VHS Tech Dependency
One of my favorite shows of all time is the X-Files. When the series first aired in the early 1990’s, I literally used to stop what I was doing to sit down and watch the show on Friday night and eventually Sunday nights when it got bumped to the weekend. The reality of the situation was that if you didn’t watch it when it was broadcast or if you didn’t have a VCR, you were out of luck. If we were going to be out of town, we would dig out a VHS tape, pop it in the VCR, and use the corded remote to program the recording of the show. No re-broadcasts, no DVR, no on-demand.
I was thinking about this recently as I was watching the new X-Files from this year. During the episode, the Smoking Man said that technology is the religion of the masses. Of course, it’s taken from Karl Marx and his famous quote regarding religion being the opium of the masses. It highlights how technology is replacing the need to confront the reality of our lives and leaves us unable to think for ourselves.
Technology is atrophying our ability and necessity to think. There’re way too many videos of people walking into streets and fountains while looking at their phone. Why be bothered with creating a shopping list when your smart refrigerator can tell you what you need. I know people who are so dependent on map applications that they can’t find their way around their home town without using turn-by-turn navigation on their smartphone. We now must have Public Service Announcements to remind people not to text and drive.

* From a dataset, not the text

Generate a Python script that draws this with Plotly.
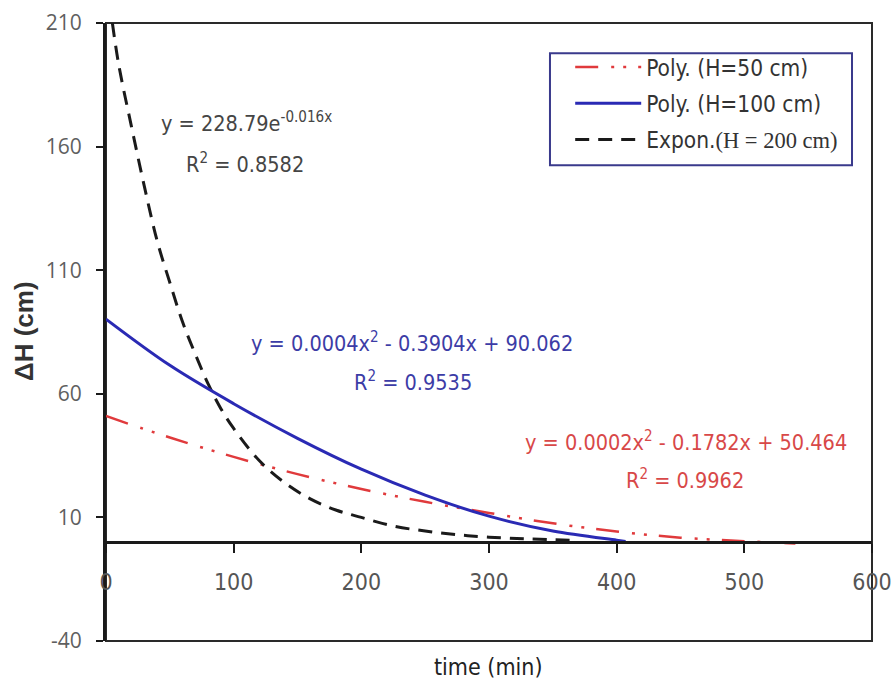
import plotly.graph_objects as go

# Poly. (H=50 cm) trendline, sampled along time
t50 = [0, 50, 100, 150, 200, 250, 300, 350, 400, 450, 500, 540]
dh50 = [51.0, 42.3, 34.5, 27.5, 21.5, 16.3, 11.8, 7.6, 4.3, 1.8, 0.4, -0.6]

# Poly. (H=100 cm) trendline
t100 = [0, 50, 100, 150, 200, 250, 300, 350, 400, 407]
dh100 = [90.2, 71.5, 56.0, 42.0, 29.5, 19.0, 10.5, 4.5, 0.8, 0.3]

# Expon. (H=200 cm) trendline
t200 = [5, 10, 20, 30, 40, 50, 60, 70, 80, 90, 100, 120, 140, 160, 180, 200,
        225, 250, 275, 300, 330, 370]
dh200 = [210, 193, 168, 144, 122, 105, 89, 76, 64, 54, 46, 33, 24, 17.5, 13,
         10, 6.5, 4.5, 3.0, 2.0, 1.3, 0.7]

x_ticks = [0, 100, 200, 300, 400, 500, 600]
y_ticks = [-40, 10, 60, 110, 160, 210]
y_labels = ["-40", "10", "60", "110", "160", "210"]

NARROW = "Liberation Sans Narrow, DejaVu Sans Condensed, Roboto Condensed, Lato, sans-serif"
PLAIN = "Open Sans, Lato, sans-serif"

RED = "#e03a3c"
BLUE = "#2a2ab4"
BLACK = "#1a1a1a"

fig = go.Figure()

fig.add_trace(go.Scatter(
    x=t50, y=dh50, mode="lines", name="Poly. (H=50 cm)", legendgroup="a",
    legendrank=1,
    line=dict(color=RED, width=2.5, shape="spline", smoothing=1.0,
              dash="23px,13px,3px,9px,3px,12px"),
))
fig.add_trace(go.Scatter(
    x=t200, y=dh200, mode="lines",
    name="Expon.<span style=\"font-family:'Liberation Serif', serif\">(H = 200 cm)</span>",
    legendgroup="c", legendrank=3,
    line=dict(color=BLACK, width=3, shape="spline", smoothing=1.0, dash="14px,9px"),
))
fig.add_trace(go.Scatter(
    x=t100, y=dh100, mode="lines", name="Poly. (H=100 cm)", legendgroup="b",
    legendrank=2,
    line=dict(color=BLUE, width=3, shape="spline", smoothing=1.0),
))

# trendline equations
eqs = [
    (110, 170, "y = 228.79e<sup>-0.016x</sup>", "#454545"),
    (109, 153.5, "R<sup>2</sup> = 0.8582", "#454545"),
    (240, 81, "y = 0.0004x<sup>2</sup> - 0.3904x + 90.062", "#3c3ca6"),
    (240.5, 65.3, "R<sup>2</sup> = 0.9535", "#3c3ca6"),
    (454, 41, "y = 0.0002x<sup>2</sup> - 0.1782x + 50.464", "#d84848"),
    (453.5, 25.6, "R<sup>2</sup> = 0.9962", "#d84848"),
]
for ex, ey, txt, col in eqs:
    fig.add_annotation(x=ex, y=ey, text=txt, showarrow=False, xanchor="center",
                       yanchor="middle", font=dict(family=NARROW, size=21.5, color=col))

# axis titles
fig.add_annotation(xref="paper", yref="paper", x=0.499, y=-0.042, text="time (min)",
                   showarrow=False, xanchor="center", yanchor="middle",
                   font=dict(family=NARROW, size=23, color="#222222"))
fig.add_annotation(xref="paper", yref="paper", x=-0.108, y=0.502, text="<b>ΔH (cm)</b>",
                   showarrow=False, xanchor="center", yanchor="middle", textangle=-90,
                   font=dict(family="Liberation Sans, Arial, sans-serif", size=26,
                             color="#333333"))

# plot frame and legend frame
fig.add_shape(type="rect", xref="paper", yref="paper", x0=0, y0=0, x1=1, y1=1,
              line=dict(color="#2a2a2a", width=2), layer="below")
fig.add_shape(type="rect", xref="paper", yref="paper", x0=0.5796, y0=0.770,
              x1=0.9739, y1=0.951, line=dict(color="#3a3a8c", width=2),
              fillcolor="white", layer="below")

fig.update_layout(
    width=894, height=687,
    margin=dict(l=106, r=22, t=23, b=46, autoexpand=False),
    paper_bgcolor="white", plot_bgcolor="white",
    xaxis=dict(range=[0, 600], tickvals=x_ticks, anchor="free", position=0.16,
               automargin=False,
               showline=True, linewidth=3, linecolor=BLACK, ticks="outside",
               ticklen=9, tickwidth=2, tickcolor=BLACK, showgrid=False,
               zeroline=False, ticklabelstandoff=9, ticklabeloverflow="allow",
               tickfont=dict(family=NARROW, size=23, color="#555555")),
    yaxis=dict(range=[-40, 210], tickvals=y_ticks, ticktext=y_labels,
               automargin=False,
               showline=True, linewidth=3,
               linecolor=BLACK, ticks="outside", ticklen=7, tickwidth=2,
               tickcolor=BLACK, showgrid=False, zeroline=False,
               ticklabelstandoff=10,
               tickfont=dict(family=PLAIN, size=21, color="#5f5f5f")),
    legend=dict(x=0.606, y=0.963, xanchor="left", yanchor="top",
                borderwidth=0, bgcolor="rgba(0,0,0,0)",
                tracegroupgap=4, traceorder="grouped", itemwidth=66,
                font=dict(family=NARROW, size=22.5, color="#333333")),
    showlegend=True,
)

fig.write_html("out.html")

Now don’t get me wrong. Technology is a fantastic enabler of breakthroughs across many industries and makes our world a better and safer place to live. It provides incredible insights into our world and will continue to shape us as a society. It can also be cool if you like cat videos or want to build a box fort.
There is no “set it and forget it” in Data Governance.
What does all this have to do with Data Governance? Many companies believe that a piece of technology empowers their data governance practice. They fall under the illusion that the shiny technology object will solve their issues rather than confronting the reality of the data at their organization by doing the hard work. A data quality tool will not provide insights to the company unless there is first a data quality framework and an understanding of the company’s data by its team.
Data as a corporate asset, or the monetization of data, is not created by technology. It is created by rolling up your sleeves and doing the work of understanding your company’s data and the processes it enables. Only then can you apply technology effectively.
Don’t cheat yourself or your company by being overly dependent or distracted by technology in all aspects of your life. Learn how to read a map. Understand how poor data quality impacts business outcomes. Take a vacation and learn how to ski. I don’t care if you walk into a fountain but please do not text and drive.
Now, you’ll have to excuse me as I need to watch this week’s episode of the X-Files on demand. Who can be bothered to program their DVR? At least the remote doesn’t have a cord.